5.3. Limitations and Future Directions
Selecting a typical incident in the field of environmental regulations for case analysis, this study deeply analyzes the micro-mechanism for ERC, clarifies the main stakeholders and interest exchanges in this network, and bridges the gap between macro-phenomena analysis and micro-interaction analysis. Despite the implications of curbing regulatory capture problems, the current research has some limitations, which suggest meaningful future research directions. First, we focus on the ERC behavior from the perspective of interest transmission, but as social persons, stakeholders are affected by irrational facts. Thus, estimating the impact of individual psychological factors on ERC behavior may be one area where we can extend this study. Second, the actors and structure of the ERC network are constantly changing. Will the ERC network structure change significantly and regularly?

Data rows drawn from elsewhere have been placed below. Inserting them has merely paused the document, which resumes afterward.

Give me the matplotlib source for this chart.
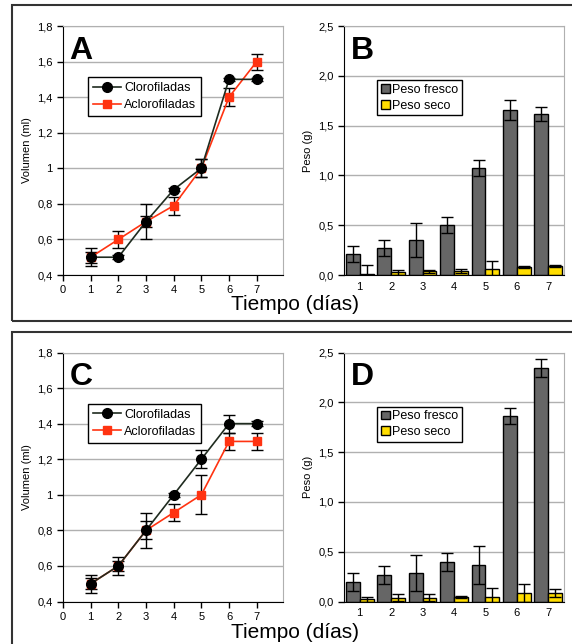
import numpy as np
import matplotlib
matplotlib.use("Agg")
from matplotlib import pyplot as plt
from matplotlib.ticker import FuncFormatter
from matplotlib.patches import Rectangle
from matplotlib.lines import Line2D

plt.rcParams['font.family'] = ['Liberation Sans', 'DejaVu Sans']

dias = [1, 2, 3, 4, 5, 6, 7]

# panel A - volumen
cloro_a = [0.5, 0.5, 0.7, 0.88, 1.0, 1.5, 1.5]
cloro_a_err = [0.05, 0.01, 0.10, 0.01, 0.05, 0.01, 0.01]
acloro_a = [0.5, 0.6, 0.7, 0.79, 1.0, 1.4, 1.6]
acloro_a_err = [0.03, 0.05, 0.03, 0.05, 0.05, 0.05, 0.045]

# panel B - peso
fresco_b = [0.21, 0.27, 0.35, 0.50, 1.07, 1.66, 1.62]
fresco_b_err = [0.08, 0.08, 0.17, 0.08, 0.08, 0.10, 0.07]
seco_b = [0.01, 0.03, 0.04, 0.04, 0.06, 0.08, 0.09]
seco_b_err = [0.09, 0.025, 0.015, 0.02, 0.08, 0.01, 0.01]

# panel C - volumen
cloro_c = [0.5, 0.6, 0.8, 1.0, 1.2, 1.4, 1.4]
cloro_c_err = [0.05, 0.05, 0.10, 0.01, 0.05, 0.05, 0.015]
acloro_c = [0.5, 0.6, 0.8, 0.9, 1.0, 1.3, 1.3]
acloro_c_err = [0.03, 0.03, 0.05, 0.05, 0.11, 0.05, 0.05]

# panel D - peso
fresco_d = [0.20, 0.27, 0.29, 0.40, 0.37, 1.86, 2.34]
fresco_d_err = [0.09, 0.09, 0.18, 0.09, 0.19, 0.08, 0.09]
seco_d = [0.025, 0.04, 0.04, 0.05, 0.05, 0.09, 0.09]
seco_d_err = [0.025, 0.035, 0.035, 0.01, 0.09, 0.09, 0.04]

W, H = 572, 644
fig = plt.figure(figsize=(W / 100, H / 100), dpi=100)

# marcos de los paneles
fig.patches.append(Rectangle((12 / W, 1 - 321 / H), 600 / W, 316 / H, transform=fig.transFigure,
                             fill=False, edgecolor='#333333', linewidth=1.5))
fig.patches.append(Rectangle((12 / W, -20 / H), 600 / W, (H - 332 + 20) / H, transform=fig.transFigure,
                             fill=False, edgecolor='#333333', linewidth=1.5))

LINEA_CLORO = '#1f2b1f'
ROJO = '#ff3311'


def fmt_vol(v, pos):
    if abs(v - round(v)) < 1e-6:
        return "%d" % round(v)
    return ("%.1f" % v).replace(".", ",")


def fmt_peso(v, pos):
    return ("%.1f" % v).replace(".", ",")


def style_axes(ax):
    ax.spines['top'].set_color('#b0b0b0')
    ax.spines['right'].set_color('#b0b0b0')
    ax.spines['left'].set_color('black')
    ax.spines['bottom'].set_color('black')
    ax.grid(axis='y', color='#b0b0b0', linewidth=1)
    ax.set_axisbelow(True)
    ax.tick_params(labelsize=8, colors='black', length=4, width=1)


def panel_linea(rect, cloro, cloro_err, acloro, acloro_err, letra):
    ax = fig.add_axes(rect)
    style_axes(ax)
    ax.errorbar(dias, acloro, yerr=acloro_err, color=ROJO, marker='s', markersize=6,
                linewidth=1.2, ecolor='black', elinewidth=1, capsize=4, zorder=3)
    ax.errorbar(dias, cloro, yerr=cloro_err, color=LINEA_CLORO, marker='o', markersize=7,
                markerfacecolor='black', markeredgecolor='black',
                linewidth=1.2, ecolor='black', elinewidth=1, capsize=4, zorder=4)
    ax.set_xlim(0, 7.95)
    ax.set_ylim(0.4, 1.8)
    ax.set_xticks(range(0, 8))
    ax.set_yticks(np.arange(0.4, 1.81, 0.2))
    ax.yaxis.set_major_formatter(FuncFormatter(fmt_vol))
    ax.set_ylabel('Volumen (ml)', fontsize=8, labelpad=4)
    ax.text(0.03, 0.96, letra, transform=ax.transAxes, fontsize=23, fontweight='bold', va='top', ha='left')
    h = [Line2D([], [], color=LINEA_CLORO, marker='o', markersize=7, markerfacecolor='black',
                markeredgecolor='black', linewidth=1.2),
         Line2D([], [], color=ROJO, marker='s', markersize=6, linewidth=1.2)]
    leg = ax.legend(h, ['Clorofiladas', 'Aclorofiladas'], loc='upper left', bbox_to_anchor=(0.114, 0.795),
                    borderaxespad=0, fontsize=9, fancybox=False, edgecolor='black', framealpha=1,
                    handlelength=2.2, borderpad=0.4, labelspacing=0.4, handletextpad=0.3)
    leg.get_frame().set_linewidth(1)
    return ax


def panel_barras(rect, fresco, fresco_err, seco, seco_err, letra):
    ax = fig.add_axes(rect)
    style_axes(ax)
    x = np.array(dias)
    w = 0.44
    ax.bar(x - w / 2, fresco, w, yerr=fresco_err, color='#666666', edgecolor='black', linewidth=1,
           error_kw=dict(ecolor='black', elinewidth=1, capsize=4), label='Peso fresco')
    ax.bar(x + w / 2, seco, w, yerr=seco_err, color='#ffdd00', edgecolor='black', linewidth=1,
           error_kw=dict(ecolor='black', elinewidth=1, capsize=4), label='Peso seco')
    ax.set_xlim(0.5, 7.5)
    ax.set_ylim(0, 2.5)
    ax.set_xticks(x)
    ax.tick_params(axis='x', length=0, pad=5)
    ax.set_yticks(np.arange(0, 2.51, 0.5))
    ax.yaxis.set_major_formatter(FuncFormatter(fmt_peso))
    ax.set_ylabel('Peso (g)', fontsize=8, labelpad=4)
    ax.text(0.03, 0.96, letra, transform=ax.transAxes, fontsize=23, fontweight='bold', va='top', ha='left')
    leg = ax.legend(loc='upper left', bbox_to_anchor=(0.15, 0.783), borderaxespad=0, fontsize=9,
                    fancybox=False, edgecolor='black', framealpha=1, handlelength=0.7, handleheight=0.7,
                    borderpad=0.3, labelspacing=0.3, handletextpad=0.2)
    leg.get_frame().set_linewidth(1)
    return ax


aw = 220 / W
ah = 249 / H
panel_linea([63 / W, 1 - 275 / H, aw, ah], cloro_a, cloro_a_err, acloro_a, acloro_a_err, 'A')
panel_barras([344 / W, 1 - 275 / H, aw, ah], fresco_b, fresco_b_err, seco_b, seco_b_err, 'B')
panel_linea([63 / W, 1 - 601.5 / H, aw, ah], cloro_c, cloro_c_err, acloro_c, acloro_c_err, 'C')
panel_barras([344 / W, 1 - 601.5 / H, aw, ah], fresco_d, fresco_d_err, seco_d, seco_d_err, 'D')

fig.text(295 / W, 1 - 305 / H, 'Tiempo (días)', fontsize=15, ha='center', va='center')
fig.text(295 / W, 1 - 632 / H, 'Tiempo (días)', fontsize=15, ha='center', va='center')

fig.savefig('out.png', dpi=100)
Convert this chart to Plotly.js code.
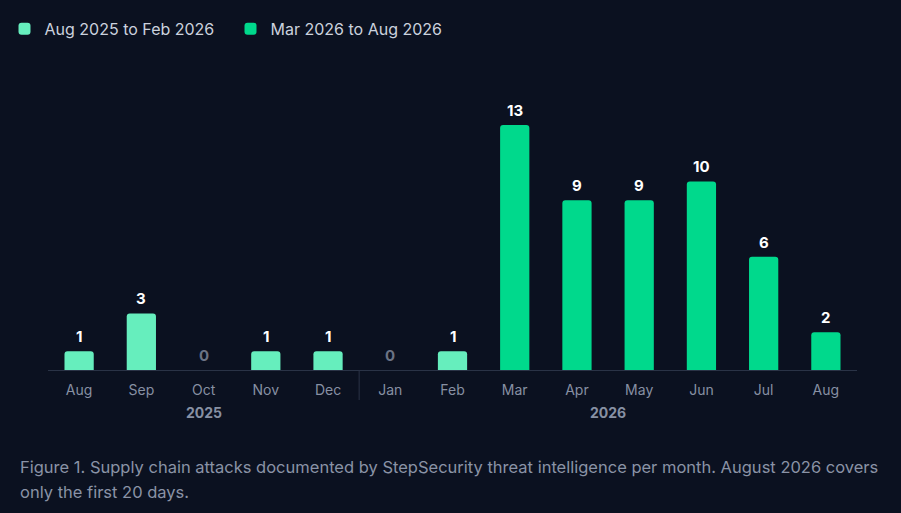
<!DOCTYPE html>
<html>
<head>
<meta charset="utf-8">
<script src="https://cdn.plot.ly/plotly-3.0.1.min.js"></script>
<style>
  html, body { margin: 0; padding: 0; background: #0b1120; }
  #chart { width: 901px; height: 513px; }
</style>
</head>
<body>
<div id="chart"></div>
<script>
// monthly counts
var months = ["Aug", "Sep", "Oct", "Nov", "Dec", "Jan", "Feb", "Mar", "Apr", "May", "Jun", "Jul", "Aug"];
var years = ["2025", "2025", "2025", "2025", "2025", "2026", "2026", "2026", "2026", "2026", "2026", "2026", "2026"];
var attacks = [1, 3, 0, 1, 1, 0, 1, 13, 9, 9, 10, 6, 2];
var periodNames = ["Aug 2025 to Feb 2026", "Mar 2026 to Aug 2026"];
var periodStart = [0, 7]; // first month index of each period

var caption = [
  "Figure 1. Supply chain attacks documented by StepSecurity threat intelligence per month. August 2026 covers",
  "only the first 20 days."
];

var bg = "#0b1120";
var colors = ["#66eebd", "#00d98c"];
var fontFam = "Inter, 'Liberation Sans', sans-serif";

var idx = months.map(function(m, i) { return i; });

// one bar trace per period
var traces = [];
for (var p = 0; p < periodNames.length; p++) {
  var a = periodStart[p];
  var b = p + 1 < periodStart.length ? periodStart[p + 1] : months.length;
  traces.push({
    type: "bar",
    name: periodNames[p],
    x: idx.slice(a, b),
    y: attacks.slice(a, b),
    marker: { color: colors[p], cornerradius: 3 },
    hoverinfo: "skip"
  });
}

var annotations = [];
// value labels above bars
for (var i = 0; i < attacks.length; i++) {
  annotations.push({
    x: i, y: attacks[i], xref: "x", yref: "y",
    text: "<b>" + attacks[i] + "</b>",
    showarrow: false, yanchor: "bottom", yshift: 3,
    font: { family: fontFam, size: 15, color: attacks[i] > 0 ? "#ffffff" : "#6b7385" }
  });
}

// year labels centred under their months, divider between years
var shapes = [];
var yearList = [];
years.forEach(function(y) { if (yearList.indexOf(y) < 0) yearList.push(y); });
yearList.forEach(function(y, k) {
  var first = years.indexOf(y), last = years.lastIndexOf(y);
  annotations.push({
    x: (first + last) / 2, y: 0, xref: "x", yref: "paper",
    text: "<b>" + y + "</b>", showarrow: false,
    yanchor: "middle", yshift: -42,
    font: { family: fontFam, size: 14, color: "#8790a3" }
  });
  if (k > 0) {
    shapes.push({
      type: "line", xref: "x", yref: "paper",
      x0: first - 0.5, x1: first - 0.5, y0: 0, y1: -30 / 270,
      line: { color: "#2a3346", width: 1 }
    });
  }
});

// caption lines
caption.forEach(function(line, k) {
  annotations.push({
    x: 0, y: 0, xref: "paper", yref: "paper",
    text: line, showarrow: false,
    xanchor: "left", yanchor: "middle",
    xshift: -30, yshift: -97 - 25 * k,
    font: { family: fontFam, size: 16.5, color: "#8a93a6" }
  });
});

var layout = {
  width: 901,
  height: 513,
  paper_bgcolor: bg,
  plot_bgcolor: bg,
  margin: { l: 48, r: 44, t: 100, b: 143 },
  barmode: "overlay",
  bargap: 0.53,
  showlegend: true,
  legend: {
    orientation: "h",
    xref: "container", yref: "container",
    x: 0.005, y: 0.977, xanchor: "left", yanchor: "top",
    entrywidth: 181, entrywidthmode: "pixels",
    font: { family: fontFam, size: 16, color: "#cbd2de" },
    bgcolor: "rgba(0,0,0,0)"
  },
  xaxis: {
    range: [-0.5, 12.5],
    tickmode: "array",
    tickvals: idx,
    ticktext: months,
    showgrid: false,
    zeroline: false,
    showline: true,
    linecolor: "#2a3346",
    linewidth: 1,
    ticks: "",
    ticklabelstandoff: 7,
    tickfont: { family: fontFam, size: 14, color: "#8790a3" },
    fixedrange: true
  },
  yaxis: {
    range: [0, 14.32],
    visible: false,
    showgrid: false,
    zeroline: false,
    fixedrange: true
  },
  annotations: annotations,
  shapes: shapes
};

Plotly.newPlot("chart", traces, layout, { displayModeBar: false, staticPlot: true });
</script>
</body>
</html>
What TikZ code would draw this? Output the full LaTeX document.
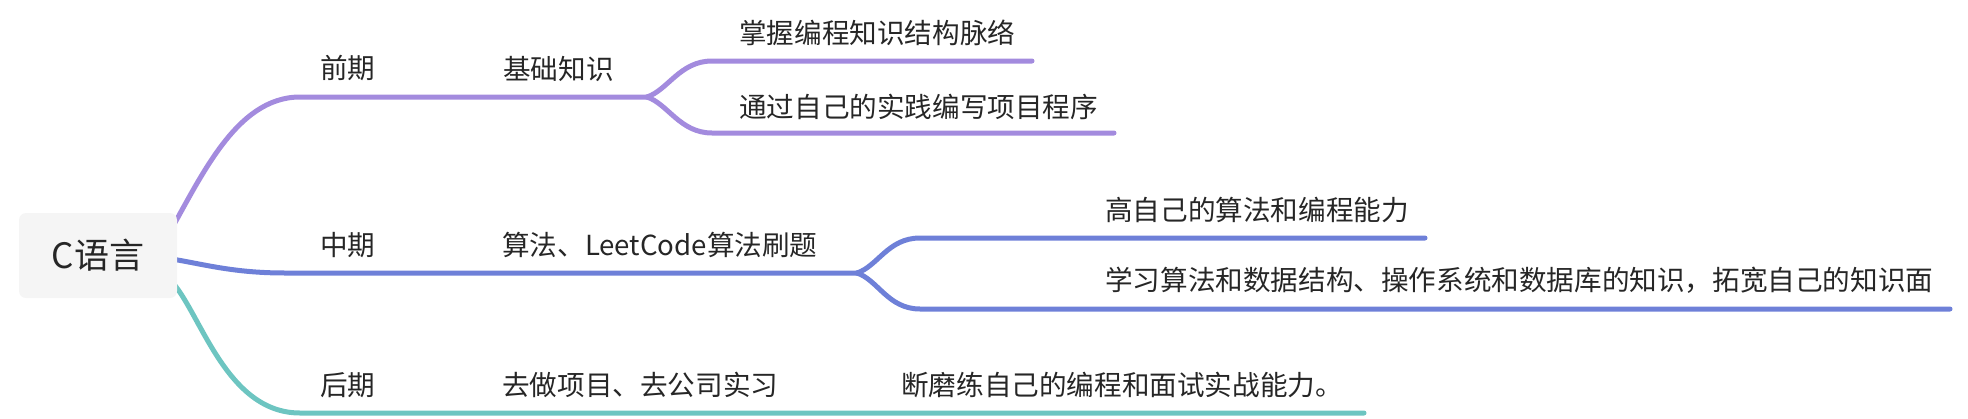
\documentclass[tikz,border=0pt]{standalone}
\usepackage{fontspec}
\setmainfont{Noto Sans CJK SC}
\usetikzlibrary{calc}
\pgfdeclarelayer{background}
\pgfsetlayers{background,main}
\definecolor{cpurple}{HTML}{A38BDE}
\definecolor{cblue}{HTML}{6E80D8}
\definecolor{cteal}{HTML}{6DC5C1}
\definecolor{ctext}{HTML}{262626}
\definecolor{crootfill}{HTML}{F5F5F5}
\begin{document}
\begin{tikzpicture}[x=1pt,y=-1pt,
  branch/.style={line width=5pt, line cap=round, line join=round},
  lbl/.style={anchor=base west, inner sep=0pt, text=ctext, font=\fontsize{27.6}{32}\selectfont},
  rootbox/.style={fill=crootfill, rounded corners=7pt, minimum width=158pt, minimum height=85pt, inner sep=0pt, text=ctext, font=\fontsize{35}{40}\selectfont}]
\useasboundingbox (0,0) rectangle (1968,418);
\node[rootbox] (root) at (98,255.5) {C语言};
% labels
\node[lbl] (t1) at (320,78.5) {前期};
\node[lbl] (t11) at (503,79.5) {基础知识};
\node[lbl] (t111) at (739,43.5) {掌握编程知识结构脉络};
\node[lbl] (t112) at (739,117.5) {通过自己的实践编写项目程序};
\node[lbl] (t2) at (320,255.5) {中期};
\node[lbl] (t21) at (502,255.5) {算法、LeetCode算法刷题};
\node[lbl] (t211) at (1105,220.5) {高自己的算法和编程能力};
\node[lbl] (t212) at (1105,290.5) {学习算法和数据结构、操作系统和数据库的知识，拓宽自己的知识面};
\node[lbl] (t3) at (320,395.5) {后期};
\node[lbl] (t31) at (502,395.5) {去做项目、去公司实习};
\node[lbl] (t311) at (901,395.5) {断磨练自己的编程和面试实战能力。};
% line points
\coordinate (f1) at (647,97);
\coordinate (e111) at (1032,61);
\coordinate (e112) at (1114,133);
\coordinate (f2) at (857,273);
\coordinate (e211) at (1425,238);
\coordinate (e212) at (1950,309);
\coordinate (e3) at (1364,413);
\begin{pgfonlayer}{background}
\draw[branch,cpurple] ($(root.east)+(-12,-15.5)$) .. controls (200,180) and (235,97) .. (300,97) -- (f1);
\draw[branch,cpurple] (f1) .. controls (668,90) and (680,61) .. (712,61) -- (e111);
\draw[branch,cpurple] (f1) .. controls (668,104) and (680,133) .. (712,133) -- (e112);
\draw[branch,cblue] ($(root.east)+(-12,2.5)$) .. controls (200,263) and (230,273) .. (285,273) -- (f2);
\draw[branch,cblue] (f2) .. controls (878,266) and (888,238) .. (920,238) -- (e211);
\draw[branch,cblue] (f2) .. controls (878,280) and (888,309) .. (920,309) -- (e212);
\draw[branch,cteal] ($(root.east)+(-7,24.5)$) .. controls (200,310) and (225,413) .. (300,413) -- (e3);
\end{pgfonlayer}
\end{tikzpicture}
\end{document}
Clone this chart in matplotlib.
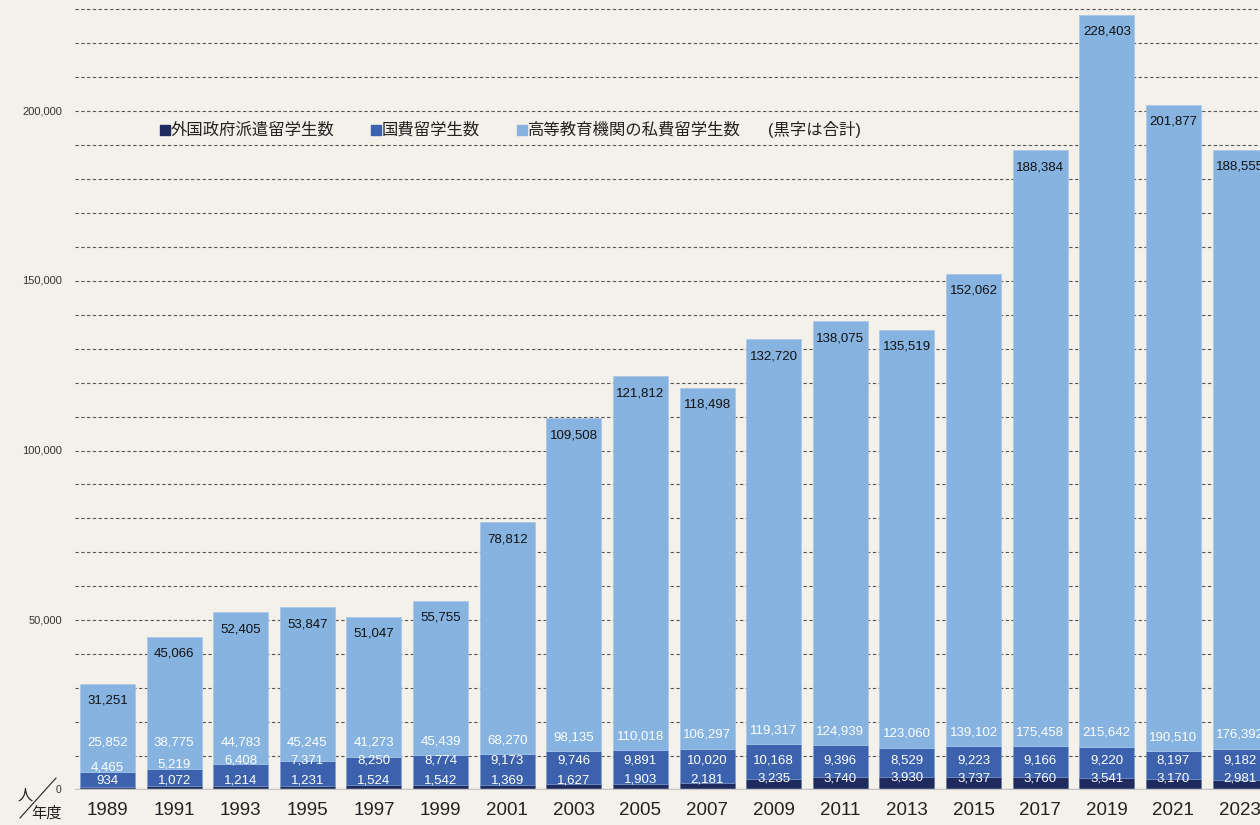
import matplotlib
matplotlib.use("Agg")
import matplotlib.pyplot as plt
from matplotlib.lines import Line2D
import numpy as np

plt.rcParams['font.family'] = ['Liberation Sans', 'Noto Sans CJK JP', 'DejaVu Sans']

years = ["1989", "1991", "1993", "1995", "1997", "1999", "2001", "2003", "2005",
         "2007", "2009", "2011", "2013", "2015", "2017", "2019", "2021", "2023"]
gov_dispatched = [934, 1072, 1214, 1231, 1524, 1542, 1369, 1627, 1903,
                  2181, 3235, 3740, 3930, 3737, 3760, 3541, 3170, 2981]
govt_funded = [4465, 5219, 6408, 7371, 8250, 8774, 9173, 9746, 9891,
               10020, 10168, 9396, 8529, 9223, 9166, 9220, 8197, 9182]
private = [25852, 38775, 44783, 45245, 41273, 45439, 68270, 98135, 110018,
           106297, 119317, 124939, 123060, 139102, 175458, 215642, 190510, 176392]
totals = [31251, 45066, 52405, 53847, 51047, 55755, 78812, 109508, 121812,
          118498, 132720, 138075, 135519, 152062, 188384, 228403, 201877, 188555]
legend_labels = ["外国政府派遣留学生数", "国費留学生数", "高等教育機関の私費留学生数"]
ytick_vals = [50000, 100000, 150000, 200000]

BG = "#f4f1ea"
C_DARK = "#1f2a5e"
C_MID = "#3c62ae"
C_LIGHT = "#86b3e0"

W, H = 1260, 825
fig = plt.figure(figsize=(W / 100, H / 100), dpi=100, facecolor=BG)
ax = fig.add_axes([75 / W, 35 / H, 1 - 75 / W, 1 - 35 / H])
ax.set_facecolor(BG)

x = np.arange(len(years))
d = np.array(gov_dispatched)
m = np.array(govt_funded)
p = np.array(private)
bw = 0.826

# grid lines
for g in range(10000, 240000, 10000):
    ax.axhline(g, color="#555555", lw=0.8, ls=(0, (3, 2.2)), zorder=0.5)

ax.bar(x, d, bw, color=C_DARK, zorder=2, edgecolor="#5a6a98", linewidth=0.4)
ax.bar(x, m, bw, bottom=d, color=C_MID, zorder=2, edgecolor="#7f9cd0", linewidth=0.4)
ax.bar(x, p, bw, bottom=d + m, color=C_LIGHT, zorder=2, edgecolor="#a6c7ea", linewidth=0.5)

ax.axhline(0, color="#c4c4c4", lw=2.5, zorder=3)

ax.set_xlim(-0.488, 17.3)
ax.set_ylim(0, 232700)
for s in ax.spines.values():
    s.set_visible(False)
ax.set_xticks([])
ax.set_yticks([])

fs_val = 9.5
for i in range(len(years)):
    top_mid = d[i] + m[i]
    ax.text(x[i], totals[i] - 5000, f"{totals[i]:,}", ha="center", va="center",
            fontsize=fs_val, color="#111111", zorder=4)
    ax.text(x[i], max(top_mid + 4100, 14100), f"{private[i]:,}", ha="center", va="center",
            fontsize=fs_val, color="white", zorder=4)
    ax.text(x[i], min(top_mid + 1200, 8800), f"{govt_funded[i]:,}", ha="center", va="center",
            fontsize=fs_val, color="white", zorder=4)
    ax.text(x[i], 2400 + 0.3 * d[i], f"{gov_dispatched[i]:,}", ha="center", va="center",
            fontsize=fs_val, color="white", zorder=4)
    ax.text(x[i], -6000, years[i], ha="center", va="center", fontsize=13.5,
            color="#222222", clip_on=False)

for v in ytick_vals:
    ax.text(-0.68, v, f"{v:,}", ha="right", va="center", fontsize=8,
            color="#333333", clip_on=False)

# bottom-left corner annotation
def px(xp, yp):
    return xp / W, 1 - yp / H

fig.text(*px(58, 790), "0", ha="center", va="center", fontsize=7.5, color="#333333")
fig.text(*px(25, 796), "人", ha="center", va="center", fontsize=11, color="#222222")
fig.text(*px(47, 813), "年度", ha="center", va="center", fontsize=11, color="#222222")
x0, y0 = px(20, 818)
x1, y1 = px(56, 778)
fig.add_artist(Line2D([x0, x1], [y0, y1], transform=fig.transFigure, color="#222222", lw=0.8))

# legend
leg_y = 130
entries = [(160, C_DARK, legend_labels[0]), (371, C_MID, legend_labels[1]),
           (517, C_LIGHT, legend_labels[2])]
for lx, col, lab in entries:
    fig.patches.append(plt.Rectangle(px(lx, leg_y + 5), 10 / W, 10 / H,
                                     transform=fig.transFigure, color=col))
    fig.text(*px(lx + 11, leg_y), lab, ha="left", va="center", fontsize=11.8, color="#222222")
fig.text(*px(768, leg_y), "(黒字は合計)", ha="left", va="center", fontsize=11.8, color="#222222")

fig.savefig("out.png", dpi=100, facecolor=BG)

Do the core structure subjects always occupy the structural hole position? Therefore, future researchers may explore the dynamic evolution of the ERC network. Additionally, we select a typical case to uncover the ERC process, which limits the generalizability of the research conclusions to some extent. It is recommended that future research conduct a comparative analysis of multiple cases to improve the credibility and validity of our conclusions.